18. The Commissioner’s representative has drawn our attention to a number of previous Board of Review decisions and we agree that the following principles can be discerned from such decisions:
(a) ‘refund’ connotes a repayment or reimbursement, not mere payment: D19/95, IRBRD, vol 10, 157; D92/95, IRBRD, vol 11, 173; D33/97, IRBRD, vol 12, 228; D21/98, IRBRD, vol 13, 203;
(b) labelling a sum as ‘refund of rent’ is not determinative of the issue: D33/97;
(c) the real nature of the payment has to be ascertained: D18/99, IRBRD, vol 14, 204;
(d) method and timing of payment albeit relevant are not decisive: D18/99; and
(e) the parties’ intention at the time of entering into the contract of employment is highly relevant: D92/95 and D18/99.
19. The Commissioner’s representative further relied on a previous decision of the Board (D33/97) and submitted that:
(a) ‘sufficient control must, as a matter of fact (and not just in theory), be exercised by the employer over the payment so that the allowance is effectively a refund of rent and not just an additional emolument to be spent in any way that an employee may desire.’
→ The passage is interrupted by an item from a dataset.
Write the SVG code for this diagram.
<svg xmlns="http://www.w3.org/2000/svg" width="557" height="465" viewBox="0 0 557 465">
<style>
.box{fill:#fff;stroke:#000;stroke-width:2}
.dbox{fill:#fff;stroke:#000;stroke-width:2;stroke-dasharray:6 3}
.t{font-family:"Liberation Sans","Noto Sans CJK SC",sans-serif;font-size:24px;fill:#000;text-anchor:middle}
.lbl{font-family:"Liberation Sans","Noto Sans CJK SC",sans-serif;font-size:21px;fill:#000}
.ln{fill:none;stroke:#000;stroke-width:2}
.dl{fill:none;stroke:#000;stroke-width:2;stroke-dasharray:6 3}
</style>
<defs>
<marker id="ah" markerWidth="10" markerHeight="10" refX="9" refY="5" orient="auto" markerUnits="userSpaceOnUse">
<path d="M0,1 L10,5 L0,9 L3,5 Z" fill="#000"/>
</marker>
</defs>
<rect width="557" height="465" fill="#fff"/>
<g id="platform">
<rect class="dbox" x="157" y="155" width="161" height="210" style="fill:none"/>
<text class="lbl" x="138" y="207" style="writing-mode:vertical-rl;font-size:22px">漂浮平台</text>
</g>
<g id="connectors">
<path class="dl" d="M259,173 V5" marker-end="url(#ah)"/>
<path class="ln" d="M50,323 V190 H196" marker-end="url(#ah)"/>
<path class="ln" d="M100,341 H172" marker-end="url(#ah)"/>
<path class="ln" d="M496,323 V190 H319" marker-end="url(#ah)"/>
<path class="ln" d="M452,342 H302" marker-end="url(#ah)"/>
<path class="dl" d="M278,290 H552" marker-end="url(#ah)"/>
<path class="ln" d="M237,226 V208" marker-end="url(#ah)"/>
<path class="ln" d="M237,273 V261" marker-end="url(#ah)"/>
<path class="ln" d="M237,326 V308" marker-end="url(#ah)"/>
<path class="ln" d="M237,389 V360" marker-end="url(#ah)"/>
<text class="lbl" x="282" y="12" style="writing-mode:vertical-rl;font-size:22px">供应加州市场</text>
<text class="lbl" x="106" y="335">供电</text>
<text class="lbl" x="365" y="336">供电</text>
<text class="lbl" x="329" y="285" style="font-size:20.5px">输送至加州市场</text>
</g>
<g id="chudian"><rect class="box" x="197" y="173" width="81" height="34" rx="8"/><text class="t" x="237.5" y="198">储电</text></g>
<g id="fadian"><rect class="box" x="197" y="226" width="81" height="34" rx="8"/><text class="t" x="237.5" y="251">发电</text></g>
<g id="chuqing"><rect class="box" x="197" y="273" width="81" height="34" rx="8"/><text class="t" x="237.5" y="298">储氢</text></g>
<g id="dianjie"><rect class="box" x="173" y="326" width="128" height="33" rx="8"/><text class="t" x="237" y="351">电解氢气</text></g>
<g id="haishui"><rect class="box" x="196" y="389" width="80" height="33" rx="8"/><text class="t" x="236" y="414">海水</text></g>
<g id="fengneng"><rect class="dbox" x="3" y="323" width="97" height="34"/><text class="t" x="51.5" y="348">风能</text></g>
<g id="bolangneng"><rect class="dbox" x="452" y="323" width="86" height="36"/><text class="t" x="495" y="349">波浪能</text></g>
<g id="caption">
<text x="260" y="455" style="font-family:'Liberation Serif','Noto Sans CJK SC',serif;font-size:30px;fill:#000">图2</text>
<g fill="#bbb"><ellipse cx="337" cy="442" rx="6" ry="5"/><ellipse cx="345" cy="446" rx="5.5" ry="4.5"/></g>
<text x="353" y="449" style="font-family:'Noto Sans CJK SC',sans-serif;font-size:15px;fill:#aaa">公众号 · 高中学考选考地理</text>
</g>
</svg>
(b) ‘in the absence of a system on the part of the employer to control the use of the payment, the payment is simply a cash allowance.’
Analysis of the case
20. The law on this matter is clear. The issue before us is whether the housing allowance was paid as a refund, that is, a repayment or a reimbursement. This does not depend solely on the method or the timing of payment nor does it depend solely on whether the employer has exercised stringent control over the payment (although these factors may all be of great relevance as showing intention of the parties). The real test was the nature of the payment itself and this in turn depends on the intention of the parties at the time they entered into the contract of employment.